PROVIDED ENTRIES ::
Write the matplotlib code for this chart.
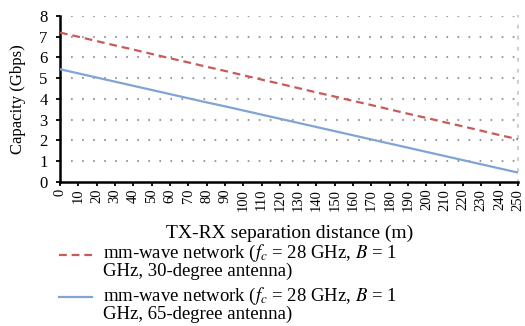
---
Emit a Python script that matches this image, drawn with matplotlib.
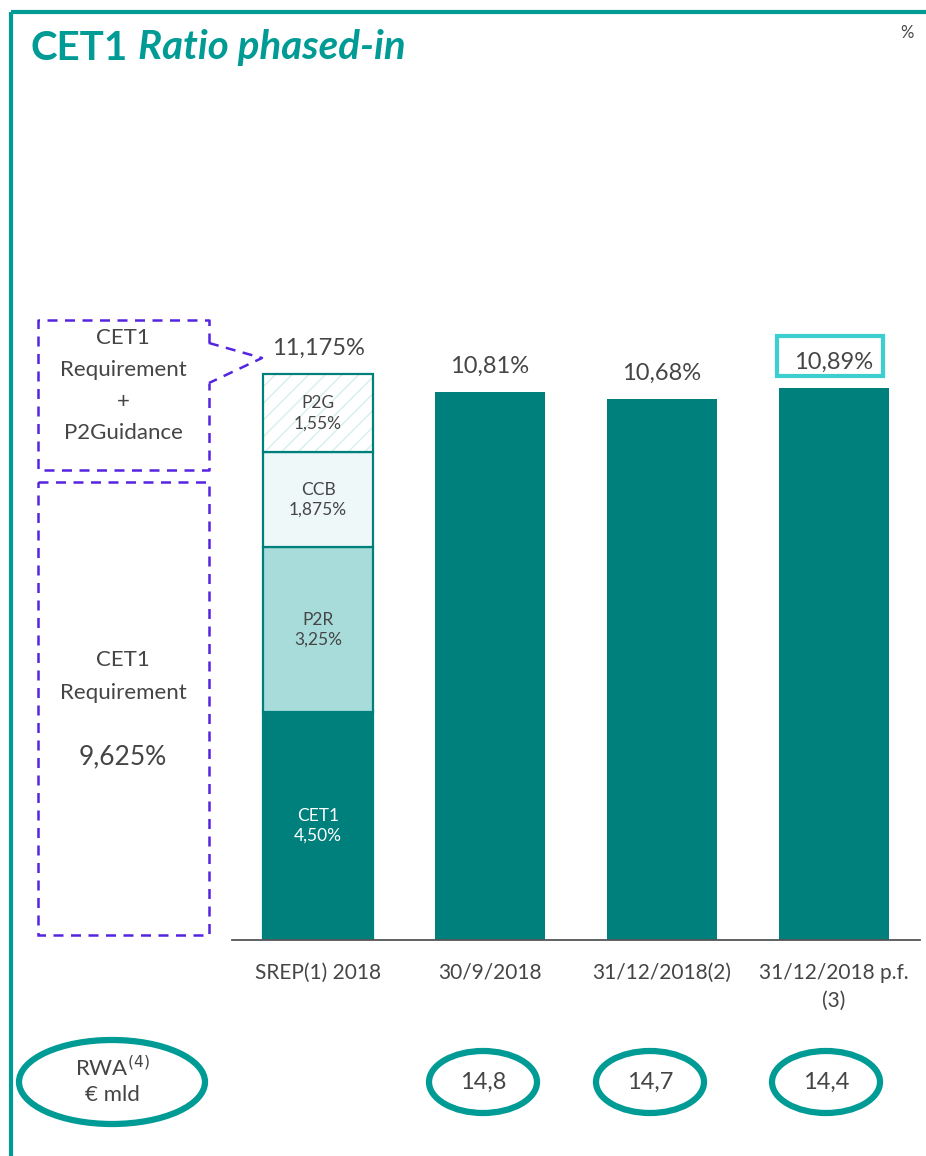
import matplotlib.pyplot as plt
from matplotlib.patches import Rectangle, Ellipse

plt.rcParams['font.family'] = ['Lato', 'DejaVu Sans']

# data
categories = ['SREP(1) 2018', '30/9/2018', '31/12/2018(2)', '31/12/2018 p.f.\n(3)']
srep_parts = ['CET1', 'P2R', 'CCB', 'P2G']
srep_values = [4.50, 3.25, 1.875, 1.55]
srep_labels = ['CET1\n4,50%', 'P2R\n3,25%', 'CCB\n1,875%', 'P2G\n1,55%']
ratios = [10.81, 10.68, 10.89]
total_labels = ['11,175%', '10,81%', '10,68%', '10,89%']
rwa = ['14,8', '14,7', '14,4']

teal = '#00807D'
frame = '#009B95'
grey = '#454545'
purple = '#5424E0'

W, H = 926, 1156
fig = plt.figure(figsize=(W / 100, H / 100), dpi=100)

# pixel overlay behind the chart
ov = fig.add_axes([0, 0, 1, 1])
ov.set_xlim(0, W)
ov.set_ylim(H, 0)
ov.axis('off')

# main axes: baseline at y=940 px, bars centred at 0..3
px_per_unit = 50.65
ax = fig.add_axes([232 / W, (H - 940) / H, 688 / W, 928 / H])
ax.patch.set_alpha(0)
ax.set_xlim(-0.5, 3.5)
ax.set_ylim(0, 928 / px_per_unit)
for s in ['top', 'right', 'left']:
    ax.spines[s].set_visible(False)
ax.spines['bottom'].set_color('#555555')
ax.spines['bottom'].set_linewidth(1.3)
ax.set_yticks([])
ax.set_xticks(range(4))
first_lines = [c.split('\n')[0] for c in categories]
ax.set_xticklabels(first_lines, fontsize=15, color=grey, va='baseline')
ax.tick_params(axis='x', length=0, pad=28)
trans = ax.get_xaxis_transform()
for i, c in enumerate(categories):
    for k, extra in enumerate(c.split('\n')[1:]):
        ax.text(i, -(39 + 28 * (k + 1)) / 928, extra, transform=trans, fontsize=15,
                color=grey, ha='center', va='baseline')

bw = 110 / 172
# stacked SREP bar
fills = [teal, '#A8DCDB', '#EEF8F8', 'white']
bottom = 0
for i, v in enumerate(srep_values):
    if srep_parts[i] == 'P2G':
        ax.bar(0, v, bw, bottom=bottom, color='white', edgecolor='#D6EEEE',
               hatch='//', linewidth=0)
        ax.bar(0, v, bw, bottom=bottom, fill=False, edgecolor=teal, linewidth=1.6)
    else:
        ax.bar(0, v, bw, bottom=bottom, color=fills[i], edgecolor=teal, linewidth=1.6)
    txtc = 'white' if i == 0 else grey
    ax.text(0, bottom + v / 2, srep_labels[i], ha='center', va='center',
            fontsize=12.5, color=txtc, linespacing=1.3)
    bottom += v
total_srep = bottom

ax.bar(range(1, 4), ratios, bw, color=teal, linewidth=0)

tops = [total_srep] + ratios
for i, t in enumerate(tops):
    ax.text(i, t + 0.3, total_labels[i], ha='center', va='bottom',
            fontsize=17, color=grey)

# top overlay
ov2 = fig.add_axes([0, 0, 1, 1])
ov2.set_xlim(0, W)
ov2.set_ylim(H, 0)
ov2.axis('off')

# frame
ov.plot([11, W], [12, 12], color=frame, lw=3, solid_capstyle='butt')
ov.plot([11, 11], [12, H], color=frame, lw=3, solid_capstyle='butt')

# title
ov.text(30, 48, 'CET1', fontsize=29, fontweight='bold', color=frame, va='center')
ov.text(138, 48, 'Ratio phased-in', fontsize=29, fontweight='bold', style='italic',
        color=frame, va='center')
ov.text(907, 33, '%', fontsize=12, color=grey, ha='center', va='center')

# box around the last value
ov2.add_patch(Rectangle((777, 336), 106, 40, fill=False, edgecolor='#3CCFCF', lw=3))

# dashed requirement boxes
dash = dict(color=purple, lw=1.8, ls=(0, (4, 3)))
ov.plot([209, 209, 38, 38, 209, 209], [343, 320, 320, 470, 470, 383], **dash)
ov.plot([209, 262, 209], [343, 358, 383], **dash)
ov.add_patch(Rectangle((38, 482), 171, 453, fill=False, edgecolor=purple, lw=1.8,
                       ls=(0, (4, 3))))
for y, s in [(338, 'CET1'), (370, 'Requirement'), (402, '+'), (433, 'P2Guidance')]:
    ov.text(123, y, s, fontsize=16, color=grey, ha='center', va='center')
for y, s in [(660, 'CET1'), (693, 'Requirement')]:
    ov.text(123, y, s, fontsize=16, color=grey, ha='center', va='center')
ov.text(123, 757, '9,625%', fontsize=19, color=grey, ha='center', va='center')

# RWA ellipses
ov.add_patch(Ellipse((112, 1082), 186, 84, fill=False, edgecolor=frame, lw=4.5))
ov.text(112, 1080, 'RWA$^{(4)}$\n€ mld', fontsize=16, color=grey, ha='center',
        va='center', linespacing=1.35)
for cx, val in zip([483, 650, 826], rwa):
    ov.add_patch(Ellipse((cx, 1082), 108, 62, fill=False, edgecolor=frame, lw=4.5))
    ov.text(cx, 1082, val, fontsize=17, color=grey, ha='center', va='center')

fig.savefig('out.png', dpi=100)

PROBLEM DETAILS ::
Give again, word for word, only the lines starting at the line with "Emit a Python" and ending at the line with "plt.rcParams['font.family'] = ['Lato', 'DejaVu", keeping both end lines; pictures stay out.

THE SOLUTION ::
Emit a Python script that matches this image, drawn with matplotlib.
import matplotlib.pyplot as plt
from matplotlib.patches import Rectangle, Ellipse

plt.rcParams['font.family'] = ['Lato', 'DejaVu Sans']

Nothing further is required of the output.